RECORDS FOR THIS EXERCISE:
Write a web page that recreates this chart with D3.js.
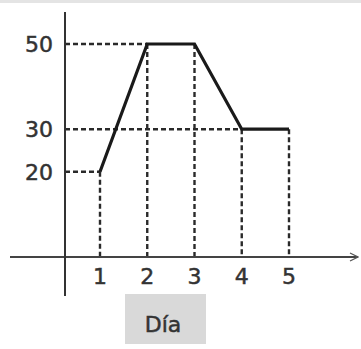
<!DOCTYPE html>
<html>
<head>
<meta charset="utf-8">
<script src="https://cdn.jsdelivr.net/npm/d3@7"></script>
<style>
  body { margin: 0; background: #fff; }
  svg { display: block; }
  text { font-family: "DejaVu Sans", sans-serif; fill: #333; stroke: #333; stroke-width: 0.5px; }
</style>
</head>
<body>
<script>
// data
const days = [1, 2, 3, 4, 5];
const values = [20, 50, 50, 30, 30];
const yTicks = [20, 30, 50];
const xLabel = "Día";

const width = 361;
const height = 349;
const originX = 65;
const axisTop = 12;
const axisBottom = 296;

const svg = d3.select("body")
  .append("svg")
  .attr("width", width)
  .attr("height", height);

// thin grey strip along the top edge
svg.append("rect")
  .attr("x", 0).attr("y", 0)
  .attr("width", width).attr("height", 3)
  .attr("fill", "#e4e4e4");

const xScale = d3.scaleLinear()
  .domain([1, 5])
  .range([100, 289]);

const yScale = d3.scaleLinear()
  .domain([0, 50])
  .range([257, 44]);

const points = days.map(function(d, i) {
  return { day: d, value: values[i] };
});

// arrow head for the x axis
svg.append("defs")
  .append("marker")
  .attr("id", "arrow")
  .attr("viewBox", "0 0 10 10")
  .attr("refX", 9).attr("refY", 5)
  .attr("markerWidth", 5).attr("markerHeight", 5)
  .attr("orient", "auto")
  .append("path")
  .attr("d", "M1,1 L9,5 L1,9")
  .attr("fill", "none")
  .attr("stroke", "#555")
  .attr("stroke-width", 1.2);

// horizontal guides from the y axis to the first point at that value
svg.append("g")
  .selectAll("line")
  .data(yTicks)
  .enter()
  .append("line")
  .attr("x1", originX)
  .attr("x2", function(t) {
    const p = points.find(function(p) { return p.value === t; });
    return xScale(p.day);
  })
  .attr("y1", function(t) { return yScale(t); })
  .attr("y2", function(t) { return yScale(t); })
  .attr("stroke", "#2a2a2a")
  .attr("stroke-width", 2.4)
  .attr("stroke-dasharray", "5,3");

// vertical guides down to the x axis
svg.append("g")
  .selectAll("line")
  .data(points)
  .enter()
  .append("line")
  .attr("x1", function(d) { return xScale(d.day); })
  .attr("x2", function(d) { return xScale(d.day); })
  .attr("y1", function(d) { return yScale(d.value); })
  .attr("y2", yScale(0))
  .attr("stroke", "#2a2a2a")
  .attr("stroke-width", 2.4)
  .attr("stroke-dasharray", "5,3");

// axes
svg.append("line")
  .attr("x1", 10).attr("x2", 358)
  .attr("y1", yScale(0)).attr("y2", yScale(0))
  .attr("stroke", "#444")
  .attr("stroke-width", 2)
  .attr("marker-end", "url(#arrow)");

svg.append("line")
  .attr("x1", originX).attr("x2", originX)
  .attr("y1", axisTop).attr("y2", axisBottom)
  .attr("stroke", "#333")
  .attr("stroke-width", 2);

// the data line
const line = d3.line()
  .x(function(d) { return xScale(d.day); })
  .y(function(d) { return yScale(d.value); });

svg.append("path")
  .datum(points)
  .attr("d", line)
  .attr("fill", "none")
  .attr("stroke", "#1a1a1a")
  .attr("stroke-width", 3.2)
  .attr("stroke-linejoin", "miter");

// tick labels
svg.append("g")
  .selectAll("text")
  .data(yTicks)
  .enter()
  .append("text")
  .attr("x", 53)
  .attr("y", function(t) { return yScale(t); })
  .attr("dy", "0.36em")
  .attr("text-anchor", "end")
  .attr("font-size", 22)
  .text(function(t) { return t; });

svg.append("g")
  .selectAll("text")
  .data(days)
  .enter()
  .append("text")
  .attr("x", function(d) { return xScale(d); })
  .attr("y", 284)
  .attr("text-anchor", "middle")
  .attr("font-size", 22)
  .text(function(d) { return d; });

// axis title in a grey box
svg.append("rect")
  .attr("x", 125).attr("y", 294)
  .attr("width", 81).attr("height", 50)
  .attr("fill", "#d9d9d9");

svg.append("text")
  .attr("x", 163)
  .attr("y", 332)
  .attr("text-anchor", "middle")
  .attr("font-size", 22)
  .text(xLabel);
</script>
</body>
</html>
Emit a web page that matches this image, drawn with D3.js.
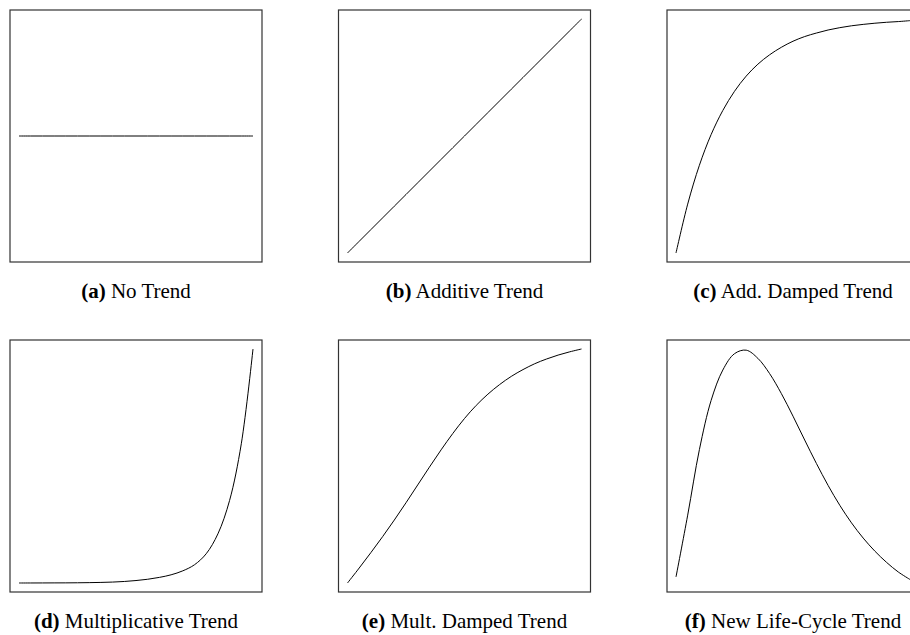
<!DOCTYPE html>
<html>
<head>
<meta charset="utf-8">
<script src="https://cdn.jsdelivr.net/npm/d3@7"></script>
<style>
  html, body { margin: 0; padding: 0; background: #fff; }
  svg { display: block; }
</style>
</head>
<body>
<svg id="chart" width="910" height="635"></svg>
<script>
// Sample positions along each panel's horizontal span (0 = start, 1 = end)
const steps = [0, 0.05, 0.1, 0.15, 0.2, 0.25, 0.3, 0.35, 0.4, 0.45, 0.5,
               0.55, 0.6, 0.65, 0.7, 0.75, 0.8, 0.85, 0.9, 0.95, 1];

// Trend levels (0 = lowest, 1 = highest) at each sample position
const noTrend = [0.5, 0.5, 0.5, 0.5, 0.5, 0.5, 0.5, 0.5, 0.5, 0.5, 0.5,
                 0.5, 0.5, 0.5, 0.5, 0.5, 0.5, 0.5, 0.5, 0.5, 0.5];
const additiveTrend = [0, 0.05, 0.1, 0.15, 0.2, 0.25, 0.3, 0.35, 0.4, 0.45, 0.5,
                       0.55, 0.6, 0.65, 0.7, 0.75, 0.8, 0.85, 0.9, 0.95, 1];
const addDampedTrend = [0, 0.209, 0.375, 0.506, 0.609, 0.691, 0.756, 0.807, 0.847, 0.879, 0.905,
                        0.925, 0.940, 0.953, 0.963, 0.971, 0.977, 0.982, 0.986, 0.989, 0.993];
const multiplicativeTrend = [0, 0.0001, 0.0002, 0.0004, 0.0006, 0.001, 0.0016, 0.0025, 0.004, 0.0065, 0.0105,
                             0.016, 0.024, 0.035, 0.052, 0.078, 0.125, 0.21, 0.353, 0.595, 1];
const multDampedTrend = [0, 0.064, 0.130, 0.198, 0.269, 0.343, 0.419, 0.495, 0.569, 0.639, 0.703,
                         0.759, 0.807, 0.848, 0.883, 0.912, 0.937, 0.957, 0.974, 0.988, 1];
const lifeCycleTrend = [0.026, 0.29, 0.57, 0.78, 0.91, 0.98, 0.995, 0.96, 0.895, 0.81, 0.713,
                        0.611, 0.511, 0.417, 0.332, 0.257, 0.192, 0.136, 0.088, 0.047, 0.015];

// Panel tags and captions
const tags = ["(a)", "(b)", "(c)", "(d)", "(e)", "(f)"];
const captions = ["No Trend", "Additive Trend", "Add. Damped Trend",
                  "Multiplicative Trend", "Mult. Damped Trend", "New Life-Cycle Trend"];
const series = [noTrend, additiveTrend, addDampedTrend,
                multiplicativeTrend, multDampedTrend, lifeCycleTrend];

const svg = d3.select("#chart");

const boxSize = 252;      // side of each square frame
const inset = 9;          // gap between frame and curve extent
const colStep = 328.5;
const rowStep = 330;
const originX = 10, originY = 10;

const x = d3.scaleLinear().domain([0, 1]).range([inset, boxSize - inset]);
const y = d3.scaleLinear().domain([0, 1]).range([boxSize - inset, inset]);

const line = d3.line()
  .x((d, i) => x(steps[i]))
  .y(d => y(d))
  .curve(d3.curveCatmullRom.alpha(0.5));

series.forEach((vals, k) => {
  const col = k % 3, row = Math.floor(k / 3);
  const g = svg.append("g")
    .attr("transform", `translate(${originX + col * colStep},${originY + row * rowStep})`);

  g.append("rect")
    .attr("x", 0).attr("y", 0)
    .attr("width", boxSize).attr("height", boxSize)
    .attr("fill", "none")
    .attr("stroke", "#333")
    .attr("stroke-width", 1.2);

  g.append("path")
    .datum(vals)
    .attr("d", line)
    .attr("fill", "none")
    .attr("stroke", "#000")
    .attr("stroke-width", 1);

  const cap = g.append("text")
    .attr("x", boxSize / 2)
    .attr("y", 287.5)
    .attr("text-anchor", "middle")
    .attr("font-family", "'Liberation Serif', 'Times New Roman', serif")
    .attr("font-size", 21)
    .attr("fill", "#000");
  cap.append("tspan").attr("font-weight", "bold").text(tags[k]);
  cap.append("tspan").text(" " + captions[k]);
});
</script>
</body>
</html>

EXERCISE DETAILS:
Copy the records above exactly, from the first line through the line containing "const axisBottom = 296;", and leave out the pictures.

TASK RESULT:
Write a web page that recreates this chart with D3.js.
<!DOCTYPE html>
<html>
<head>
<meta charset="utf-8">
<script src="https://cdn.jsdelivr.net/npm/d3@7"></script>
<style>
  body { margin: 0; background: #fff; }
  svg { display: block; }
  text { font-family: "DejaVu Sans", sans-serif; fill: #333; stroke: #333; stroke-width: 0.5px; }
</style>
</head>
<body>
<script>
// data
const days = [1, 2, 3, 4, 5];
const values = [20, 50, 50, 30, 30];
const yTicks = [20, 30, 50];
const xLabel = "Día";

const width = 361;
const height = 349;
const originX = 65;
const axisTop = 12;
const axisBottom = 296;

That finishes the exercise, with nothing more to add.